South Australia has a lot of wind power. The neighbouring state of Victoria doesn’t. Even though Victoria has just recently opened the largest wind farm in the southern hemisphere, its wind capacity only supplies about 5% of its total electricity use. As a result, when winds are high and its demand is low, South Australia exports electricity to Victoria. However, sometimes the transmission lines reach the limit of their capacity causing some wind power to go to waste. Losing a little green power is not a disaster, but it is a pity, since thanks to its use of brown coal, Victoria probably has the worst generating sector in the developed world in terms of greenhouse gas emissions per kilowatt-hour produced.

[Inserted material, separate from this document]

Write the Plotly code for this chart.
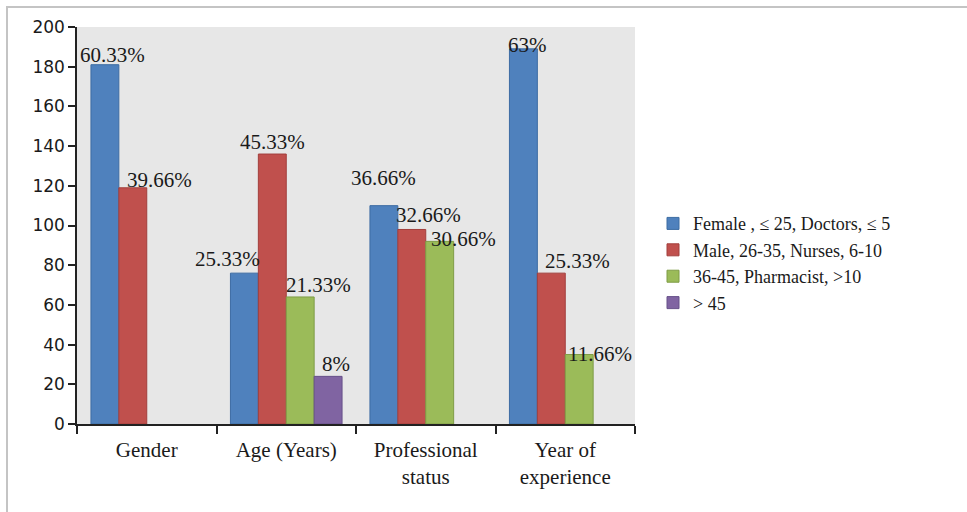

Fortunately, the transmission infrastructure between the two states is to be upgraded and one benefit will be to allow South Australia to export more wind power and allow Victoria to use less fossil fuel. According to the Australian Electricity Market Operator (AEMO) the Heywood interconnector will be upgraded from 460 megawatts to 650 megawatts, an increase of 40%. The upgrade is expected to be completed by 2016, will cost $108 million, and is expected to provide $190 million in benefits over its lifetime.

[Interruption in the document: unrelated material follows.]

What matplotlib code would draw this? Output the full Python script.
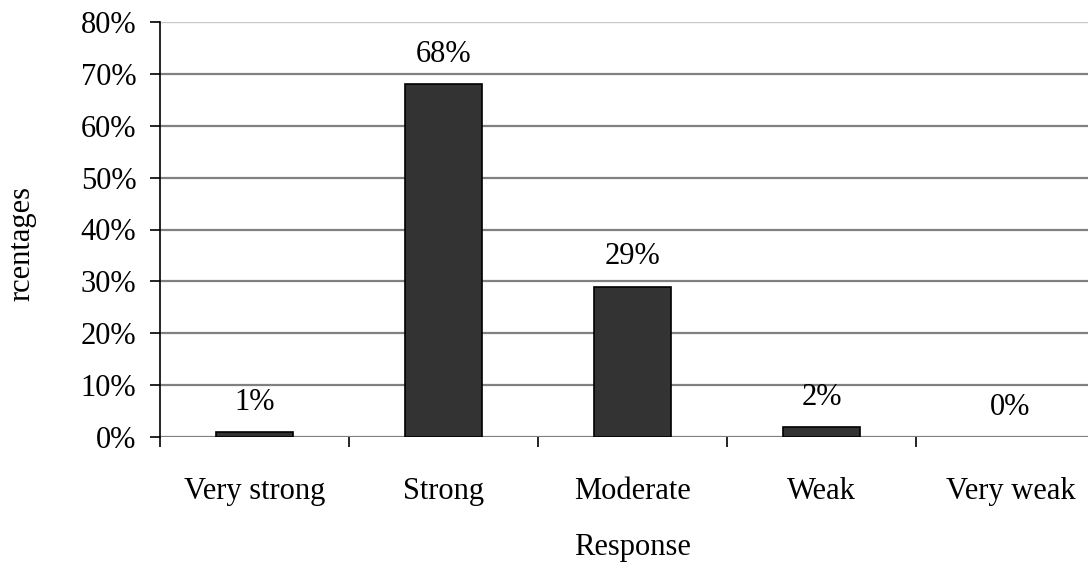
import matplotlib.pyplot as plt
import numpy as np

plt.rcParams['font.family'] = ['Liberation Serif', 'DejaVu Serif']
plt.rcParams['font.size'] = 22

categories = ['Very strong', 'Strong', 'Moderate', 'Weak', 'Very weak']
percent = [1, 68, 29, 2, 0]
yticks = [0, 10, 20, 30, 40, 50, 60, 70, 80]

fig = plt.figure(figsize=(10.88, 5.62), dpi=100)
ax = fig.add_axes([160/1088, 125/562, 945/1088, 415/562])

x = np.arange(len(categories))
ax.set_axisbelow(True)
for v in yticks[:-1]:
    ax.axhline(v, color='#808080', lw=1.6, zorder=0)
ax.axhline(80, color='#c8c8c8', lw=1.0, zorder=0)

# zero-height bars get no outline
edges = [1.2 if v > 0 else 0 for v in percent]
ax.bar(x, percent, width=0.41, color='#333333', edgecolor='black', linewidth=edges, zorder=2)
for xi, v in zip(x, percent):
    ax.text(xi, v + 5.7, f'{v}%', ha='center', va='center')

ax.set_xlim(-0.5, len(categories) - 0.5)
ax.set_ylim(0, 80)
ax.set_yticks(yticks)
ax.set_yticklabels([f'{v}%' for v in yticks])
ax.set_xticks(x)
ax.set_xticklabels(categories)
ax.set_xticks(np.arange(-0.5, len(categories)), minor=True)
ax.tick_params(axis='x', which='major', length=0, pad=29)
ax.tick_params(axis='x', which='minor', length=7, width=1.2, color='black')
ax.tick_params(axis='y', length=7, width=1.2, pad=10)

for side in ['top', 'right', 'bottom']:
    ax.spines[side].set_visible(False)
ax.spines['left'].set_linewidth(1.2)

ax.set_xlabel('Response', labelpad=19)
fig.text(22/1088, 1 - 244/562, 'rcentages', rotation=90, ha='center', va='center')

fig.savefig('out.png', dpi=100, facecolor='white')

A more expensive option to build up to two gigawatts of additional transmission between the states was rejected. Given that we can’t be certain how much energy storage will cost in the near future and that Victoria has the potential to build a lot more wind capacity of its own if it wants, the cheaper option may be the best choice for the moment.
Oddly enough, there were fossil fuel interests that resisted any improvement in transmission capacity. I find this strange, because last time I checked they too were dependant upon the earth maintaining a habitable environment for the survival of themselves and their descendants.